19 de fevereiro de 2006

De quando o mundo era um volume encadernado



Houve épocas em que as informações eram dados escassos, contabilizáveis, facilmente possíveis de serem reunidos e catalogados sem perderem, por muito tempo, sua validade e frescor. Ninguém era assombrado por uma enxurrada de novidades a cada manhã ao abrir sua caixa de correspondência. A vida pré-moderna devia ser razoavelmente previsível.

Imagine o seguinte relato sobre um sujeito que decorou as páginas de um guia de itinerários europeu: "...era capaz de dizer extamente as horas de partida e de chegada do Paris-Berlim, as combinações de horários que era necessário fazer para ir de Lyon à Varsóvia, a quilometragem exata entre quaisquer capitais à sua escolha".*

É o que penso ser o tipo de informação encadernada, da qual hoje raramente é possível fazer um uso seguro.

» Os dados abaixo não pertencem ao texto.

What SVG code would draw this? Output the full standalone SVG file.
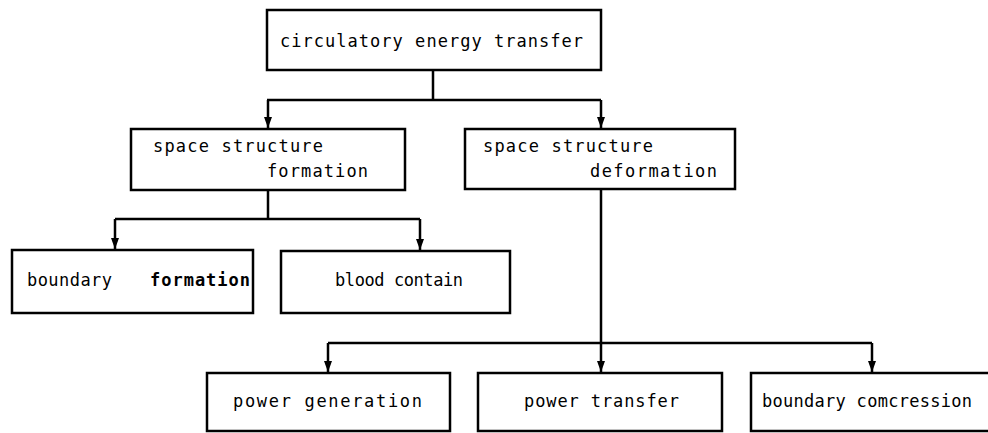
<svg xmlns="http://www.w3.org/2000/svg" width="988" height="433" viewBox="0 0 988 433">
<defs>
<marker id="arrD" markerUnits="userSpaceOnUse" markerWidth="10" markerHeight="12" refX="5" refY="11" orient="0" viewBox="0 0 10 12">
<path d="M1,0 L9,0 L5,11 Z" fill="#000"/>
</marker>
<style>
.box{fill:#fff;stroke:#000;stroke-width:2.5}
.con{fill:none;stroke:#000;stroke-width:2.5}
.t{font-family:"DejaVu Sans Mono","Liberation Mono",monospace;font-size:17px;fill:#000}
.b{font-weight:bold}
</style>
</defs>
<rect width="988" height="433" fill="#fff"/>
<g id="connectors">
<path class="con" d="M433,70 V100 M267,100 H601"/>
<path class="con" d="M268,190 V219 M115,219 H420"/>
<path class="con" d="M601,189 V343 M328,343 H872"/>
<path class="con" d="M268,100 V128" marker-end="url(#arrD)"/>
<path class="con" d="M601,100 V128" marker-end="url(#arrD)"/>
<path class="con" d="M115,219 V249" marker-end="url(#arrD)"/>
<path class="con" d="M420,219 V250" marker-end="url(#arrD)"/>
<path class="con" d="M328,343 V372" marker-end="url(#arrD)"/>
<path class="con" d="M601,343 V372" marker-end="url(#arrD)"/>
<path class="con" d="M872,343 V372" marker-end="url(#arrD)"/>
</g>
<g id="n-circulatory">
<rect class="box" x="267" y="10" width="334" height="60"/>
<text class="t" x="280" y="47" textLength="303" lengthAdjust="spacing">circulatory energy transfer</text>
</g>
<g id="n-formation">
<rect class="box" x="131" y="129" width="274" height="61"/>
<text class="t" x="153" y="152" textLength="170" lengthAdjust="spacing">space structure</text>
<text class="t" x="267" y="177" textLength="101" lengthAdjust="spacing">formation</text>
</g>
<g id="n-deformation">
<rect class="box" x="465" y="129" width="270" height="60"/>
<text class="t" x="483" y="152" textLength="170" lengthAdjust="spacing">space structure</text>
<text class="t" x="590" y="177" textLength="127" lengthAdjust="spacing">deformation</text>
</g>
<g id="n-boundary-formation">
<rect class="box" x="12" y="250" width="241" height="63"/>
<text class="t" x="27" y="286" textLength="85" lengthAdjust="spacing">boundary</text>
<text class="t b" x="150" y="286" textLength="100" lengthAdjust="spacing">formation</text>
</g>
<g id="n-blood">
<rect class="box" x="281" y="251" width="229" height="62"/>
<text class="t" x="335" y="286" textLength="128" lengthAdjust="spacing">blood contain</text>
</g>
<g id="n-power-generation">
<rect class="box" x="207" y="373" width="243" height="58"/>
<text class="t" x="233" y="407" textLength="189" lengthAdjust="spacing">power generation</text>
</g>
<g id="n-power-transfer">
<rect class="box" x="478" y="373" width="244" height="58"/>
<text class="t" x="524" y="407" textLength="155" lengthAdjust="spacing">power transfer</text>
</g>
<g id="n-boundary-compression">
<rect class="box" x="751" y="373" width="245" height="58"/>
<text class="t" x="762" y="407" textLength="210" lengthAdjust="spacing">boundary comcression</text>
</g>
</svg>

As informações de nossa era transmudam-se a cada segundo, andamos por sob uma trilha cintilante, nada parece mais se fixar num lugar. Pareceria uma maluquice que alguma editora resolvesse publicar um "Guia de Ouro" dos horários dos vôos internacionais ou da programação televisiva. O roteiro que estava programado semana passada talvez já não possua os mesmos horários para esta semana.

Assim, como formigas vivas, fica impossível meter as coisas entre duas capas e querer que fiquem imutáveis lá dentro. O livro de hoje está virando, cada dia mais, uma obra aberta.

* trecho do romance "A Peste" de Albert Camus.